Teach children all round survival
Posted Sunday, March 3 2013 at 02:00
Every other day, challenges in life emerge begging solutions of diverse nature. These challenges, at times, do not discriminate. You will be affected irrespective of your background. Jonathan Okiru, a counsellor at Family Life Network stresses the fact that often, “it can be really difficult for children from affluent backgrounds to cope up with hard life. It can be very disastrous.”
He is quick to add that the problem cuts across the board. Even children from financially handicapped backgrounds face challenges adapting to “life of plenty.”
This is why, Okiru, urges parents to teach our children to survive in different circumstances.
For Martin Ekemu’s family, teaching a child all round life survival starts as early as school time. The father of four has a home policy where all his children study in different school settings such that they are acquainted with different environments.
“If I send one to an international school for primary, then their secondary must be in a UNEB school where they can eat posho and beans, see others get sent home for fees and generally interact with the less privileged,” he says.
He also sends them to the village every Christmas holiday. “I am sure while there, they will sleep in the huts, fetch water in the community borehole and ride bicycles with the village children,” he says, adding, “then they can come back and resume their life of being driven in air- conditioned cars and merry making.”

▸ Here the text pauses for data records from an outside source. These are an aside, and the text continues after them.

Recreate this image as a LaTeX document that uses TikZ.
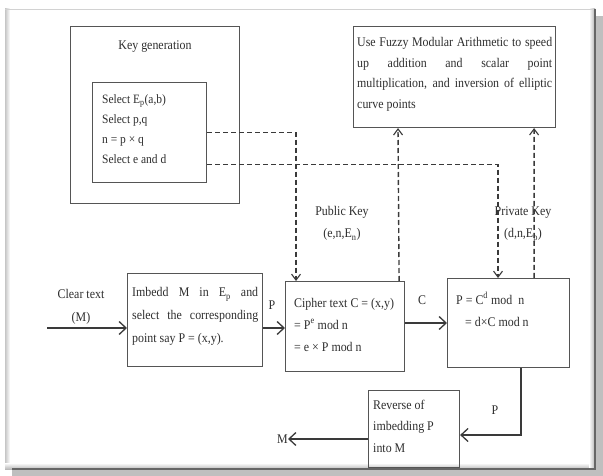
\documentclass[tikz,border=0pt]{standalone}
\usepackage{fontspec}
\setmainfont{Liberation Serif}[FakeStretch=0.9]
\usetikzlibrary{arrows.meta,calc}
\definecolor{boxc}{HTML}{555555}
\definecolor{linec}{HTML}{3A3A3A}
\definecolor{txtc}{HTML}{2E2E2E}
\begin{document}
\begin{tikzpicture}[x=1bp,y=-1bp,
  box/.style={draw=boxc,line width=1.1bp,inner sep=0,anchor=north west},
  lbl/.style={inner sep=0,text=txtc,font=\fontsize{13.3}{15}\selectfont},
  ln/.style={lbl,anchor=base west},
  small/.style={font=\fontsize{12.8}{15}\selectfont},
  flow/.style={draw=linec,line width=1.8bp,-{Straight Barb[length=7bp,width=13bp,line width=1.3bp]}},
  keyline/.style={draw=linec,line width=1.4bp,dash pattern=on 5bp off 3bp,-{Straight Barb[length=6bp,width=9bp,line width=1.1bp]}}
]
\useasboundingbox (0,0) rectangle (603,476);
% frame with shadow and bevel
\fill[gray!50] (12,16) rectangle (603,476);
\fill[white] (5,9) rectangle (595,469);
\shade[left color=gray!45,right color=white] (5,9) rectangle (10,469);
\shade[top color=white,bottom color=gray!55] (5,463) rectangle (595,469);
\shade[left color=white,right color=gray!60] (589,9) rectangle (595,469);
\draw[gray!35,line width=0.8bp] (5,9) -- (595,9);
\draw[gray!80!black,line width=1.5bp] (595,9) -- (595,469) -- (12,469);

% boxes
\node[box,minimum width=169bp,minimum height=177bp] (keygen) at (70,26) {};
\node[box,minimum width=114bp,minimum height=100bp] (inner) at (92,82) {};
\node[box,minimum width=202bp,minimum height=101bp] (fuzzy) at (353,26) {};
\node[box,minimum width=135bp,minimum height=93bp] (imbed) at (127,273) {};
\node[box,minimum width=119bp,minimum height=90bp] (cipher) at (285,281) {};
\node[box,minimum width=122bp,minimum height=89bp] (priv) at (447,278) {};
\node[box,minimum width=91bp,minimum height=77bp] (rev) at (368,390) {};

% texts
\node[lbl,anchor=base] (kgt) at (155,50) {Key generation};
\node[ln,small] (kg1) at (102,104) {Select E\textsubscript{p}(a,b)};
\node[ln,small] (kg2) at (102,124) {Select p,q};
\node[ln,small] (kg3) at (102,144) {n = p × q};
\node[ln,small] (kg4) at (102,164) {Select e and d};

\node[ln] (fz1) at (357,47) {\makebox[195bp][s]{Use Fuzzy Modular Arithmetic to speed}};
\node[ln] (fz2) at (357,67.5) {\makebox[195bp][s]{up addition and scalar point}};
\node[ln] (fz3) at (357,88) {\makebox[195bp][s]{multiplication, and inversion of elliptic}};
\node[ln] (fz4) at (357,108.5) {curve points};

\node[ln] (im1) at (132,297) {\makebox[126bp][s]{Imbedd M in E\textsubscript{p} and}};
\node[ln] (im2) at (132,319.5) {\makebox[126bp][s]{select the corresponding}};
\node[ln] (im3) at (132,342) {point say P = (x,y).};

\node[ln] (ci1) at (294,307) {Cipher text C = (x,y)};
\node[ln] (ci2) at (294,329) {= P\textsuperscript{e} mod n};
\node[ln] (ci3) at (294,351) {= e × P mod n};

\node[ln] (pr1) at (456,304) {P = C\textsuperscript{d} mod\ \ n};
\node[ln] (pr2) at (465,326) {= d×C mod n};

\node[ln] (rv1) at (373,409) {Reverse of};
\node[ln] (rv2) at (373,430.5) {imbedding P};
\node[ln] (rv3) at (373,452) {into M};

\node[lbl,anchor=base] (pk1) at (342,216) {Public Key};
\node[lbl,anchor=base] (pk2) at (342,238) {(e,n,E\textsubscript{n})};
\node[lbl,anchor=base] (sk1) at (523,216) {Private Key};
\node[lbl,anchor=base] (sk2) at (523,238) {(d,n,E\textsubscript{p})};
\node[lbl,anchor=base] (clr1) at (81,299) {Clear text};
\node[lbl,anchor=base] (clr2) at (81,321) {(M)};
\node[lbl,anchor=base] (lp1) at (272,309) {P};
\node[lbl,anchor=base] (lc) at (422,304) {C};
\node[lbl,anchor=base] (lp2) at (495,414) {P};
\node[lbl,anchor=base east] (mout) at (288,443) {M};
\coordinate (cin) at (47,328);
\coordinate (imout) at ([yshift=-55bp]imbed.north east);
\coordinate (ciout) at ([yshift=-42bp]cipher.north east);
\coordinate (rvin) at ([yshift=-45bp]rev.north east);
\coordinate (rvout) at ([yshift=-49bp]rev.north west);

% dashed key distribution
\draw[keyline] (inner.east) -| ([xshift=11bp]cipher.north west);
\draw[keyline] ([yshift=-32bp]inner.east) -| ([xshift=51bp]priv.north west);
\draw[keyline] ([xshift=-6bp]cipher.north east) -- ([xshift=45bp]fuzzy.south west);
\draw[keyline] ([xshift=-36bp]priv.north east) -- ([xshift=-22bp]fuzzy.south east);

% solid flow
\draw[flow] (cin) -- (cin -| imbed.west);
\draw[flow] (imout) -- (imout -| cipher.west);
\draw[flow] (ciout) -- (ciout -| priv.west);
\draw[flow] ([xshift=-49bp]priv.south east) |- (rvin);
\draw[flow] (rvout) -- (rvout -| mout.east);
\end{tikzpicture}
\end{document}
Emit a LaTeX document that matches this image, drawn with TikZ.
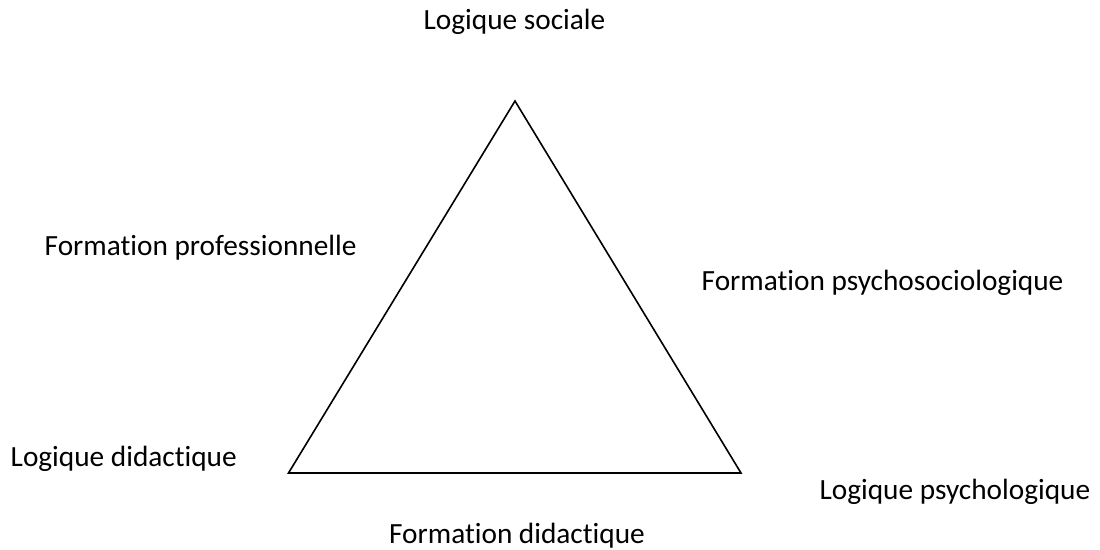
\documentclass[tikz,border=0pt]{standalone}
\usepackage{fontspec}
\setmainfont{Carlito}[Ligatures={NoCommon}]
\begin{document}
\begin{tikzpicture}[x=1pt,y=-1pt,
  lbl/.style={inner sep=0pt,font=\fontsize{29.3}{34}\selectfont},
  edge/.style={draw=black,line width=1.6pt}]
\useasboundingbox (0,0) rectangle (1100,549);
\coordinate (T) at (515,101);
\coordinate (L) at (288.5,473);
\coordinate (R) at (741,473);
\draw[edge,line join=miter] (T) -- (L) -- (R) -- cycle;
\node[lbl,anchor=base] (ls) at (514.5,29.5) {Logique sociale};
\node[lbl,anchor=base west] (fp) at (44.5,255) {Formation professionnelle};
\node[lbl,anchor=base west] (fps) at (701.5,290.7) {Formation psychosociologique};
\node[lbl,anchor=base west] (ld) at (10.5,466.7) {Logique didactique};
\node[lbl,anchor=base west] (lp) at (819.4,499.3) {Logique psychologique};
\node[lbl,anchor=base] (fd) at (517,543.3) {Formation didactique};
\end{tikzpicture}
\end{document}
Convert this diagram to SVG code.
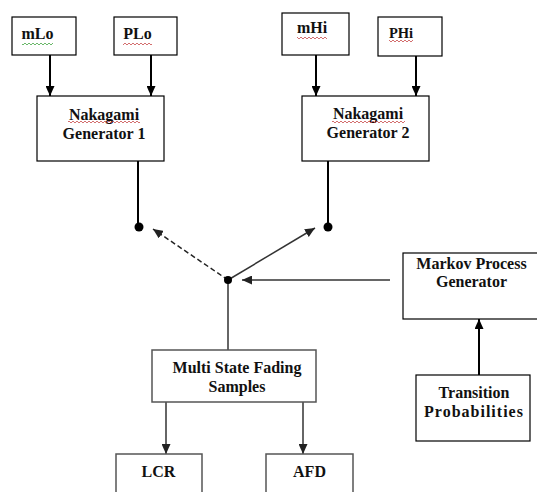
<svg xmlns="http://www.w3.org/2000/svg" width="537" height="492" viewBox="0 0 537 492">
<style>
.box{fill:#fff;stroke:#000;stroke-width:1.2}
.gbox{fill:#fff;stroke:#555;stroke-width:1.5}
.t{font-family:'Liberation Serif','DejaVu Serif',serif;font-weight:bold;font-size:16px;fill:#111;text-anchor:middle}
.thick{stroke:#000;stroke-width:2;fill:none}
.thin{stroke:#333;stroke-width:1.5;fill:none}
.dash{stroke:#222;stroke-width:1.5;fill:none;stroke-dasharray:5,3}
</style>
<defs>
<marker id="ah" markerUnits="userSpaceOnUse" markerWidth="11" markerHeight="9" refX="10" refY="4.5" orient="auto">
<path d="M0,0 L10,4.5 L0,9 z" fill="#000"/>
</marker>
<marker id="ahs" markerUnits="userSpaceOnUse" markerWidth="11" markerHeight="9" refX="10" refY="4.5" orient="auto">
<path d="M0,0 L10,4.5 L0,9 z" fill="#222"/>
</marker>
<pattern id="wr" width="4" height="3" patternUnits="userSpaceOnUse">
<path d="M0,2 Q1,0 2,2 T4,2" fill="none" stroke="#c03030" stroke-width="0.7"/>
</pattern>
<pattern id="wg" width="4" height="3" patternUnits="userSpaceOnUse">
<path d="M0,2 Q1,0 2,2 T4,2" fill="none" stroke="#2a9a2a" stroke-width="0.7"/>
</pattern>
</defs>
<rect width="537" height="492" fill="#fff"/>

<g id="connectors">
<line class="thick" x1="50" y1="55" x2="50" y2="96" marker-end="url(#ah)"/>
<line class="thick" x1="151" y1="55" x2="151" y2="96" marker-end="url(#ah)"/>
<line class="thick" x1="316" y1="55" x2="316" y2="96" marker-end="url(#ah)"/>
<line class="thick" x1="416" y1="56" x2="416" y2="96" marker-end="url(#ah)"/>
<line class="thick" x1="138" y1="161" x2="138" y2="227"/>
<line class="thick" x1="328" y1="161" x2="328" y2="227"/>
<line class="dash" x1="228" y1="280" x2="153" y2="229" marker-end="url(#ahs)"/>
<line class="thin" x1="228" y1="280" x2="315" y2="228" marker-end="url(#ahs)"/>
<line class="thin" x1="390" y1="280" x2="242" y2="280" marker-end="url(#ahs)"/>
<line class="thin" x1="228" y1="280" x2="228" y2="350"/>
<line class="thick" x1="479" y1="375" x2="479" y2="319" marker-end="url(#ah)"/>
<line class="thin" x1="166" y1="402" x2="166" y2="454" marker-end="url(#ahs)"/>
<line class="thin" x1="303" y1="402" x2="303" y2="454" marker-end="url(#ahs)"/>
<circle cx="139" cy="227" r="4.5" fill="#000"/>
<circle cx="328" cy="227" r="4.5" fill="#000"/>
<circle cx="228" cy="280" r="4" fill="#000"/>
</g>

<g id="mLo">
<rect class="box" x="12" y="17" width="64" height="38"/>
<text class="t" x="37.5" y="39" font-family="Liberation Serif">mLo</text>
<rect x="22" y="42" width="31" height="3" fill="url(#wg)"/>
</g>
<g id="PLo">
<rect class="box" x="114" y="17" width="63" height="38"/>
<text class="t" x="137.5" y="39">PLo</text>
<rect x="123" y="42" width="29" height="3" fill="url(#wr)"/>
</g>
<g id="mHi">
<rect class="box" x="282" y="13" width="67" height="42"/>
<text class="t" x="312" y="33">mHi</text>
<rect x="297" y="36" width="30" height="3" fill="url(#wr)"/>
</g>
<g id="PHi">
<rect class="box" x="378" y="17" width="64" height="39"/>
<text class="t" x="401" y="38" style="font-size:14.5px">PHi</text>
<rect x="389" y="39" width="24" height="3" fill="url(#wr)"/>
</g>
<g id="nakagami1">
<rect class="box" x="37" y="96" width="127" height="65"/>
<text class="t" x="104" y="120">Nakagami</text>
<text class="t" x="104" y="139">Generator 1</text>
<rect x="68" y="120" width="72" height="3" fill="url(#wr)"/>
</g>
<g id="nakagami2">
<rect class="box" x="302" y="96" width="127" height="65"/>
<text class="t" x="368" y="119">Nakagami</text>
<text class="t" x="368" y="138">Generator 2</text>
<rect x="332" y="120" width="73" height="3" fill="url(#wr)"/>
</g>
<g id="markov">
<rect class="box" x="403" y="253" width="140" height="66"/>
<text class="t" x="471.5" y="269">Markov Process</text>
<text class="t" x="471.5" y="287">Generator</text>
</g>
<g id="transition">
<rect class="box" x="416" y="375" width="114" height="66"/>
<text class="t" x="474" y="398">Transition</text>
<text class="t" x="474" y="417" style="letter-spacing:1px">Probabilities</text>
</g>
<g id="multistate">
<rect class="gbox" x="152" y="350" width="164" height="52"/>
<text class="t" x="237" y="373">Multi State Fading</text>
<text class="t" x="237" y="392">Samples</text>
</g>
<g id="LCR">
<rect class="gbox" x="116" y="454" width="86" height="45"/>
<text class="t" x="158.5" y="477">LCR</text>
</g>
<g id="AFD">
<rect class="gbox" x="266" y="454" width="87" height="45"/>
<text class="t" x="309.5" y="477">AFD</text>
</g>
</svg>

The long-serving senior police officer believes, “I can die anytime and things can change, the reality is that life may not be the same forever. I want all round children who appreciate the world and other people’s predicaments.”
He argues that perhaps, confining children to a particular socio- economic environment is the reason we have very many insensitive leaders, who can hardly connect with the troubles of the common man. Possibly, this is the same reason we have had cases of public servants from very poor backgrounds stealing huge chunks of money under their control and abusing the privileges that come with high office.
For Ekemu, this has broadened his children’s outlook to life, “they now see opportunities in the village and one of them has invested his savings in commercial farming.”
He is sure this will help them even in their career lives, especially considering the fact that each job comes with its own challenges.